The Web 2.0 core data storage problem is exponential growth. XIV's NEXTRA fits that because it can scale as needed, and it's also self-optimising and self-healing. That latter trait fits in with IBM's past emphasis on autonomic computing.

IBM is thinking of social networking Web applications such as FaceBook and Twitter, ones that grow from nothing to millions of users generating their own content in eighteen to twenty four months. Sun uses the metaphor of red shift computing for this phenomenon.

Pearson thinks that this will help clarify and simplify the disk market with online transaction processing data (OLTP) being stored on 15,000 rpm Fibre Channel (FC) drives and unstructured/semi-structured data on SATA drives. The current crop of 10K FC drives will fall away. IBM will offer its existing DS8000 and DS4000 drive arrays for OLTP data and XIV SATA 'arrays' for unstructured data.

IBM's view of XIV and the Web 2.0 market

In IBM's view, the Web 2.0 storage market is real. Existing enterprises are facing unstructured and semi-structured data storage problems. De-duplication technology is a response to that. The unstructured data growth rate has been exponential in social-networking type businesses such as YouTube, FaceBook, Twitter, Flickr and others.

This has been referred to as cloud computing where users' data is stored 'in the cloud' on, for example, YouTube's infrastructure or Flickr's. IBM seems to be taking a view that XIV technology can be used for this.

It might also be thinking that it can be used for current enterprise unstructured and semi-structured data storage. That would need good links between DS8000/DS4000 arrays and the XIV ones with data moving software and common management. Enter Tivoli perhaps.

However, an XIV case study, Bank Leumi, has XIV storage being used as a tier-one storage replacement in a Oracle database environment with strong snapshot requirements.

Ester Lior, Bank Leumi's storage director, said: “We are using NEXTRA for applications that previously ran on our tier-1 and tier-2 systems — in short, we’re getting all we need without tier-1 costs.” That sounds like XIV replacing DS8000 and DS4000-type arrays. Could this be why IBM is so excited about XIV? Does it provide a new storage paradigm that shows the way forward from existing monolithic and modular storage arrays?

Currently IBM has a NetApp reselling agreement. The implications of the XIV purchase for NetApp could be profound with its emphasis on a commodity hardware/OS approach providing lower cost storage.

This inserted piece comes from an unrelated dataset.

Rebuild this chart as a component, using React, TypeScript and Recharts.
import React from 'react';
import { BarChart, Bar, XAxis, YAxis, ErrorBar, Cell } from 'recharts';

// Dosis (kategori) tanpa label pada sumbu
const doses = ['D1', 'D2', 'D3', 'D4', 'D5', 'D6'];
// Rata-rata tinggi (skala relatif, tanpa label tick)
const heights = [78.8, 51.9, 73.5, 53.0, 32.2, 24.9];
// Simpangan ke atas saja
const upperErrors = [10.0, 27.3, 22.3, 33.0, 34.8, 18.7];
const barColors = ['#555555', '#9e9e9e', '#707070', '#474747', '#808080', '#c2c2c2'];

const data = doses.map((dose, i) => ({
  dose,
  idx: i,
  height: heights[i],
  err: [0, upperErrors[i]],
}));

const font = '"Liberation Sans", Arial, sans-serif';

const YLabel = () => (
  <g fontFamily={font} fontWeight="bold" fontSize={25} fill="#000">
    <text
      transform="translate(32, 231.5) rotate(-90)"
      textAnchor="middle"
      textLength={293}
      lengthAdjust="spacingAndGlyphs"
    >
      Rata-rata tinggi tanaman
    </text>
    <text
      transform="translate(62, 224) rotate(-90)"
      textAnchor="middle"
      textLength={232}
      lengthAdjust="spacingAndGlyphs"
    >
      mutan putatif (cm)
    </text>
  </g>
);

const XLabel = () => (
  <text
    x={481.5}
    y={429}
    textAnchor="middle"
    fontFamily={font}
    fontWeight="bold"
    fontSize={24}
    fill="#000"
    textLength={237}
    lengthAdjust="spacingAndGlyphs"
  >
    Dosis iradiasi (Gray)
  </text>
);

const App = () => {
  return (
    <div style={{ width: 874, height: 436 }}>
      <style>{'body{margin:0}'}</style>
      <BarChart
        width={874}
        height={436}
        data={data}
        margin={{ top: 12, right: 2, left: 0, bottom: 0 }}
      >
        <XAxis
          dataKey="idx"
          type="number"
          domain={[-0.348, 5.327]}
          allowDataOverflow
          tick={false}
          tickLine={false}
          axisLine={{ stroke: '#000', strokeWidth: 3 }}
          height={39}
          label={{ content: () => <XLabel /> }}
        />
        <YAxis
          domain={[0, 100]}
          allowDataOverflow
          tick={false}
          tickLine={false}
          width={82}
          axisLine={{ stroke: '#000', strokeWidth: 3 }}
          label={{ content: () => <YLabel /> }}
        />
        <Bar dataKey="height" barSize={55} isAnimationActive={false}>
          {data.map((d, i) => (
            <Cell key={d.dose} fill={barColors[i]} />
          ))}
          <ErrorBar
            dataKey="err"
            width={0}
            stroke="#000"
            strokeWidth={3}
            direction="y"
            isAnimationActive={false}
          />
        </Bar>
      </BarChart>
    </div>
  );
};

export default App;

XIV's NEXTRA is not a network-attached storage (NAS) box although it is for file storage. It isn't a FC SAN although it can accept FC protocol requests, and it isn't DAS, although it is built from networked DAS-heavy servers. It isn't a file area network (FAN) in the Brocade sense either.

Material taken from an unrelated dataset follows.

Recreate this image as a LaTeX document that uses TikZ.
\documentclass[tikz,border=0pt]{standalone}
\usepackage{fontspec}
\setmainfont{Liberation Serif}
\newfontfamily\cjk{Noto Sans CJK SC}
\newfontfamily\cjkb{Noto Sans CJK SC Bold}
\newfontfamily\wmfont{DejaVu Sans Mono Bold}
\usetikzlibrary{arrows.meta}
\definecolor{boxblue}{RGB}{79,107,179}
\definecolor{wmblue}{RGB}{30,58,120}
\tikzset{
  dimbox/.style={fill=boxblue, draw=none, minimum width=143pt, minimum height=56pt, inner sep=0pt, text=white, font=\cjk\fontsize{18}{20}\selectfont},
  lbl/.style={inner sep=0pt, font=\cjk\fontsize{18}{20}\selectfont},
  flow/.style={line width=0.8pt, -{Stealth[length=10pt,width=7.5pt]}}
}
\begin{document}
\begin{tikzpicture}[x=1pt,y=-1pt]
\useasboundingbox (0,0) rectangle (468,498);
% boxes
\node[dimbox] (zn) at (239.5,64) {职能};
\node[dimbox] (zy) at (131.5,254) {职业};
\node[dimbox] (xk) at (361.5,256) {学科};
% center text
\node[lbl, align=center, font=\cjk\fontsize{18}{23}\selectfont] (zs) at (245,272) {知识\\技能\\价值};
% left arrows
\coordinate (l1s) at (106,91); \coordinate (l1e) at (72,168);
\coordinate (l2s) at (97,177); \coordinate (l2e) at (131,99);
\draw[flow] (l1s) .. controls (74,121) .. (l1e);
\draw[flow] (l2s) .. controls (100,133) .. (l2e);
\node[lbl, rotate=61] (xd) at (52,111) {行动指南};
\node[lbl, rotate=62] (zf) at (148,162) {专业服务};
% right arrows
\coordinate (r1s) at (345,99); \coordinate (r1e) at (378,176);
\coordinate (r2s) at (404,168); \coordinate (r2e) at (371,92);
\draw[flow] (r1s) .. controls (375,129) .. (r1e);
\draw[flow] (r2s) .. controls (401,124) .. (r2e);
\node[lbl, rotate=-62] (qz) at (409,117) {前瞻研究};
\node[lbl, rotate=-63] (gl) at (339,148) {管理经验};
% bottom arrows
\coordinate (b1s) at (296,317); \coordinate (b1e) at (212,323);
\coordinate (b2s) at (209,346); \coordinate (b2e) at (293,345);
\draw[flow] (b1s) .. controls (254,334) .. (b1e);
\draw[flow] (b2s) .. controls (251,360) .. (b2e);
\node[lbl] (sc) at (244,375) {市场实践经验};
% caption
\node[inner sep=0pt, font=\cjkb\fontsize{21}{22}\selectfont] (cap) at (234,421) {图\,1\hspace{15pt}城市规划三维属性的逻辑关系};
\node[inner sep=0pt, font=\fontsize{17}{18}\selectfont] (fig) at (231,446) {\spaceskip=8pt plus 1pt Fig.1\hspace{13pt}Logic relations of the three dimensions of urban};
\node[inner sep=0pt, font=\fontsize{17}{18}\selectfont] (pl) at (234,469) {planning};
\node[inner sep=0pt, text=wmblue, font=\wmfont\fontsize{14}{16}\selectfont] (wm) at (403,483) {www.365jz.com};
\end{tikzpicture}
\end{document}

This is, for want of a better term, cloud storage. Have a look at Pivot3's offering for a similar within-node/across Gigabit Ethernet-connected nodes RAID-like data protection.

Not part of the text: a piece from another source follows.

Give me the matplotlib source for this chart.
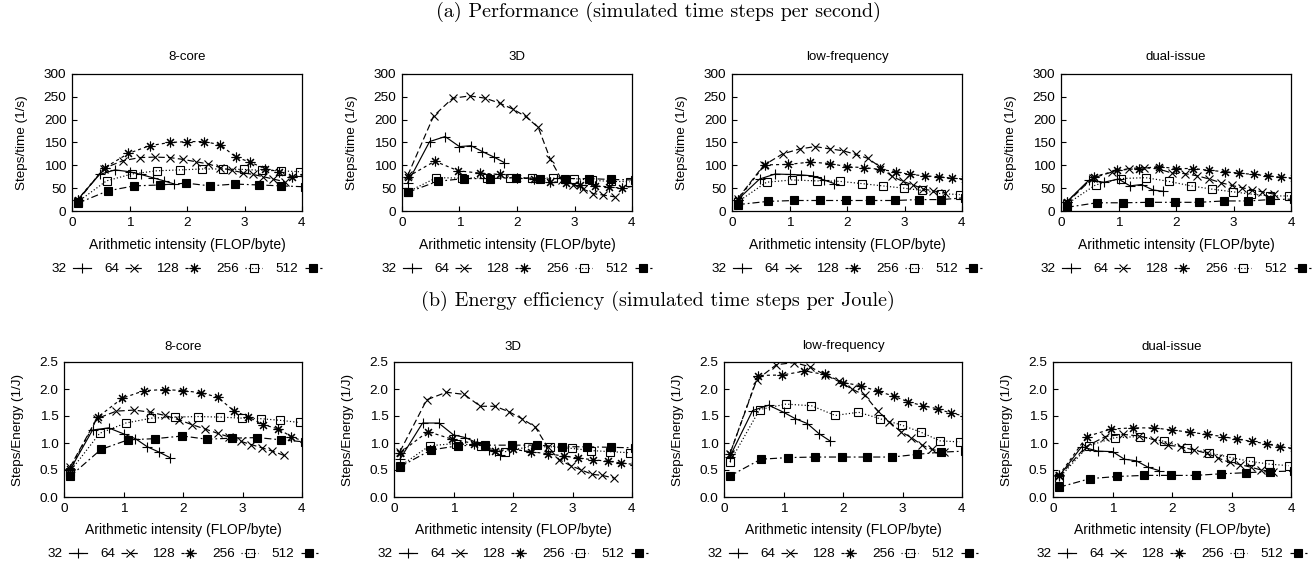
import matplotlib
matplotlib.use("Agg")
import matplotlib.pyplot as plt
from matplotlib.lines import Line2D

# ---------------- data ----------------
panels = ["8-core", "3D", "low-frequency", "dual-issue"]
sizes = ["32", "64", "128", "256", "512"]

x32 = [0.1, 0.48, 0.75, 1.0, 1.2, 1.4, 1.6, 1.78]
x64 = [0.1, 0.55, 0.88, 1.18, 1.45, 1.7, 1.93, 2.15, 2.37, 2.58, 2.78, 2.97, 3.15, 3.33, 3.5, 3.7]
x128 = [0.1, 0.57, 0.98, 1.35, 1.7, 2.0, 2.3, 2.58, 2.85, 3.1, 3.35, 3.6, 3.82, 4.05]
x256 = [0.1, 0.6, 1.04, 1.47, 1.87, 2.26, 2.62, 2.99, 3.31, 3.63, 3.96]
x512 = [0.1, 0.62, 1.08, 1.53, 1.99, 2.4, 2.83, 3.25, 3.64, 4.05]

# Performance (steps per second)
perf_8core_32 = [25, 80, 90, 86, 80, 73, 66, 59]
perf_8core_64 = [22, 93, 110, 117, 118, 117, 113, 108, 103, 95, 89, 84, 80, 75, 70, 64]
perf_8core_128 = [25, 95, 126, 143, 150, 152, 152, 145, 118, 107, 93, 86, 74, 80]
perf_8core_256 = [20, 66, 81, 88, 90, 92, 92, 91, 89, 88, 86]
perf_8core_512 = [17, 44, 55, 57, 61, 55, 59, 57, 55, 53]

perf_3d_32 = [62, 152, 163, 141, 143, 130, 118, 106]
perf_3d_64 = [78, 208, 247, 252, 247, 236, 223, 207, 183, 113, 68, 58, 48, 38, 35, 31]
perf_3d_128 = [75, 109, 88, 83, 80, 73, 70, 64, 62, 57, 55, 53, 50, 55]
perf_3d_256 = [42, 73, 72, 73, 73, 72, 72, 71, 67, 65, 64]
perf_3d_512 = [41, 65, 71, 71, 73, 71, 71, 71, 69, 68]

perf_lowf_32 = [25, 70, 81, 80, 79, 77, 68, 60]
perf_lowf_64 = [27, 100, 125, 136, 141, 136, 132, 124, 115, 96, 76, 65, 57, 48, 44, 40]
perf_lowf_128 = [25, 101, 102, 107, 104, 97, 95, 91, 86, 80, 77, 75, 72, 70]
perf_lowf_256 = [20, 63, 68, 66, 65, 60, 55, 50, 45, 38, 36]
perf_lowf_512 = [14, 21, 23, 23, 23, 23, 23, 25, 25, 29]

perf_dual_32 = [20, 67, 63, 70, 55, 58, 46, 43]
perf_dual_64 = [18, 72, 85, 93, 95, 92, 83, 82, 77, 70, 62, 56, 51, 46, 42, 37]
perf_dual_128 = [20, 75, 89, 93, 97, 93, 93, 89, 86, 83, 80, 77, 74, 72]
perf_dual_256 = [15, 57, 71, 73, 65, 55, 48, 42, 37, 33, 33]
perf_dual_512 = [8, 18, 18, 19, 19, 19, 22, 22, 25, 26]

# Energy efficiency (steps per Joule)
en_8core_32 = [0.5, 1.24, 1.28, 1.17, 1.08, 0.93, 0.83, 0.73]
en_8core_64 = [0.55, 1.45, 1.59, 1.61, 1.57, 1.51, 1.43, 1.34, 1.26, 1.18, 1.11, 1.03, 0.97, 0.91, 0.85, 0.77]
en_8core_128 = [0.52, 1.48, 1.83, 1.97, 1.99, 1.97, 1.93, 1.85, 1.6, 1.48, 1.34, 1.26, 1.12, 1.02]
en_8core_256 = [0.47, 1.18, 1.37, 1.46, 1.48, 1.49, 1.48, 1.46, 1.45, 1.42, 1.38]
en_8core_512 = [0.38, 0.88, 1.06, 1.08, 1.13, 1.07, 1.09, 1.1, 1.06, 1.02]

en_3d_32 = [0.7, 1.37, 1.37, 1.15, 1.1, 1.0, 0.87, 0.78]
en_3d_64 = [0.84, 1.8, 1.94, 1.9, 1.68, 1.68, 1.58, 1.45, 1.3, 0.93, 0.69, 0.58, 0.5, 0.42, 0.4, 0.35]
en_3d_128 = [0.82, 1.21, 1.07, 0.99, 0.86, 0.88, 0.84, 0.8, 0.76, 0.72, 0.69, 0.66, 0.63, 0.6]
en_3d_256 = [0.57, 0.95, 0.99, 0.95, 0.84, 0.93, 0.93, 0.9, 0.86, 0.84, 0.82]
en_3d_512 = [0.56, 0.87, 0.95, 0.96, 0.96, 0.96, 0.93, 0.93, 0.92, 0.91]

en_lowf_32 = [0.75, 1.6, 1.7, 1.57, 1.45, 1.36, 1.17, 1.04]
en_lowf_64 = [0.8, 2.17, 2.45, 2.49, 2.41, 2.26, 2.14, 2.0, 1.88, 1.6, 1.39, 1.21, 1.1, 0.96, 0.88, 0.83]
en_lowf_128 = [0.8, 2.25, 2.26, 2.33, 2.27, 2.12, 2.06, 1.96, 1.87, 1.76, 1.69, 1.63, 1.55, 1.5]
en_lowf_256 = [0.65, 1.62, 1.72, 1.69, 1.51, 1.57, 1.45, 1.33, 1.2, 1.04, 1.02]
en_lowf_512 = [0.39, 0.7, 0.73, 0.74, 0.74, 0.74, 0.74, 0.79, 0.83, 0.85]

en_dual_32 = [0.38, 0.93, 0.85, 0.84, 0.7, 0.67, 0.55, 0.49]
en_dual_64 = [0.38, 0.93, 1.12, 1.16, 1.13, 1.06, 0.96, 0.93, 0.87, 0.81, 0.72, 0.64, 0.6, 0.55, 0.5, 0.47]
en_dual_128 = [0.4, 1.12, 1.26, 1.28, 1.28, 1.24, 1.2, 1.16, 1.12, 1.07, 1.03, 0.98, 0.93, 0.9]
en_dual_256 = [0.35, 0.95, 1.1, 1.12, 1.03, 0.9, 0.82, 0.73, 0.66, 0.61, 0.58]
en_dual_512 = [0.18, 0.34, 0.38, 0.4, 0.4, 0.4, 0.43, 0.45, 0.47, 0.48]

xs = [x32, x64, x128, x256, x512]
perf = [
    [perf_8core_32, perf_8core_64, perf_8core_128, perf_8core_256, perf_8core_512],
    [perf_3d_32, perf_3d_64, perf_3d_128, perf_3d_256, perf_3d_512],
    [perf_lowf_32, perf_lowf_64, perf_lowf_128, perf_lowf_256, perf_lowf_512],
    [perf_dual_32, perf_dual_64, perf_dual_128, perf_dual_256, perf_dual_512],
]
energy = [
    [en_8core_32, en_8core_64, en_8core_128, en_8core_256, en_8core_512],
    [en_3d_32, en_3d_64, en_3d_128, en_3d_256, en_3d_512],
    [en_lowf_32, en_lowf_64, en_lowf_128, en_lowf_256, en_lowf_512],
    [en_dual_32, en_dual_64, en_dual_128, en_dual_256, en_dual_512],
]

# ---------------- styles ----------------
plt.rcParams["font.family"] = ["Liberation Sans", "DejaVu Sans"]
LW = 0.85
styles = [
    dict(ls="-", marker="+", ms=6.5, mfc="none"),
    dict(ls=(0, (5.5, 2.8)), marker="x", ms=5.5, mfc="none"),
    dict(ls=(0, (2.6, 2.6)), marker=(8, 2, 0), ms=7, mfc="none"),
    dict(ls=(0, (1.0, 1.8)), marker="s", ms=5.5, mfc="none"),
    dict(ls=(0, (6, 2.5, 1.5, 2.5)), marker="s", ms=5.5, mfc="black"),
]

W, H = 1316, 568
fig = plt.figure(figsize=(W / 100, H / 100), dpi=100)


def fx(px):
    return px / W


def fy(py):
    return 1 - py / H


def make_row(data, lefts, width, top, bottom, ylim, yticks, yfmt, ylabel, legend_y, title_pad, ylabel_pad, xlabel_pad):
    for i, name in enumerate(panels):
        ax = fig.add_axes([fx(lefts[i]), fy(bottom), fx(width), (bottom - top) / H])
        for k in range(5):
            st = styles[k]
            ax.plot(xs[k], data[i][k], color="black", lw=LW, ls=st["ls"],
                    marker=st["marker"], ms=st["ms"], mfc=st["mfc"], mec="black",
                    mew=0.8, clip_on=True)
        ax.set_xlim(0, 4)
        ax.set_ylim(*ylim)
        ax.set_xticks([0, 1, 2, 3, 4])
        ax.set_yticks(yticks)
        ax.set_yticklabels([yfmt.format(v) for v in yticks])
        ax.tick_params(direction="in", length=3.5, width=0.8, labelsize=9.7, pad=4,
                       top=False, right=False)
        for sp in ax.spines.values():
            sp.set_linewidth(0.9)
        ax.set_title(name, fontsize=9.5, pad=title_pad)
        ax.set_xlabel("Arithmetic intensity (FLOP/byte)", fontsize=10, labelpad=xlabel_pad)
        ax.set_ylabel(ylabel, fontsize=9.7, labelpad=ylabel_pad)
        handles = []
        for k in range(5):
            st = styles[k]
            handles.append(Line2D([], [], color="black", lw=LW, ls=st["ls"],
                                  marker=st["marker"], ms=st["ms"], mfc=st["mfc"],
                                  mec="black", mew=0.8))
        cx = lefts[i] + width / 2
        ax.legend(handles, sizes, loc="center", ncol=5, frameon=False,
                  bbox_to_anchor=(fx(cx), fy(legend_y)), bbox_transform=fig.transFigure,
                  markerfirst=False, handlelength=1.3, handletextpad=0.45,
                  columnspacing=1.0, fontsize=9.7, borderaxespad=0, borderpad=0)


make_row(perf, [72, 402, 732, 1061], 230, 74, 211, (0, 300),
         [0, 50, 100, 150, 200, 250, 300], "{:.0f}", "Steps/time (1/s)", 269, 10, 11, 6.5)
make_row(energy, [64, 394, 724, 1053], 238, 362, 497, (0, 2.5),
         [0.0, 0.5, 1.0, 1.5, 2.0, 2.5], "{:.1f}", "Steps/Energy (1/J)", 554, 9, 11, 6)

fig.text(0.5, fy(12), "(a) Performance (simulated time steps per second)",
         ha="center", va="center", fontsize=14.5, family="cmr10")
fig.text(0.5, fy(301), "(b) Energy efficiency (simulated time steps per Joule)",
         ha="center", va="center", fontsize=14.5, family="cmr10")

fig.savefig("out.png", dpi=100)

Also have a look at LeftHand Networks' iSCSI SAN storage offering. Although this is pitched at mid-range enterprises, its construction of an IP SAN from DAS-heavy commodity servers parallels the XIV idea.

It's probable that, with the XIV purchase, IBM has closed the door on a LeftHand acquisition. The possibility of LeftHand being bought has been in the air since Dell acquired its main competitor in the IP SAN space, EqualLogic, last year.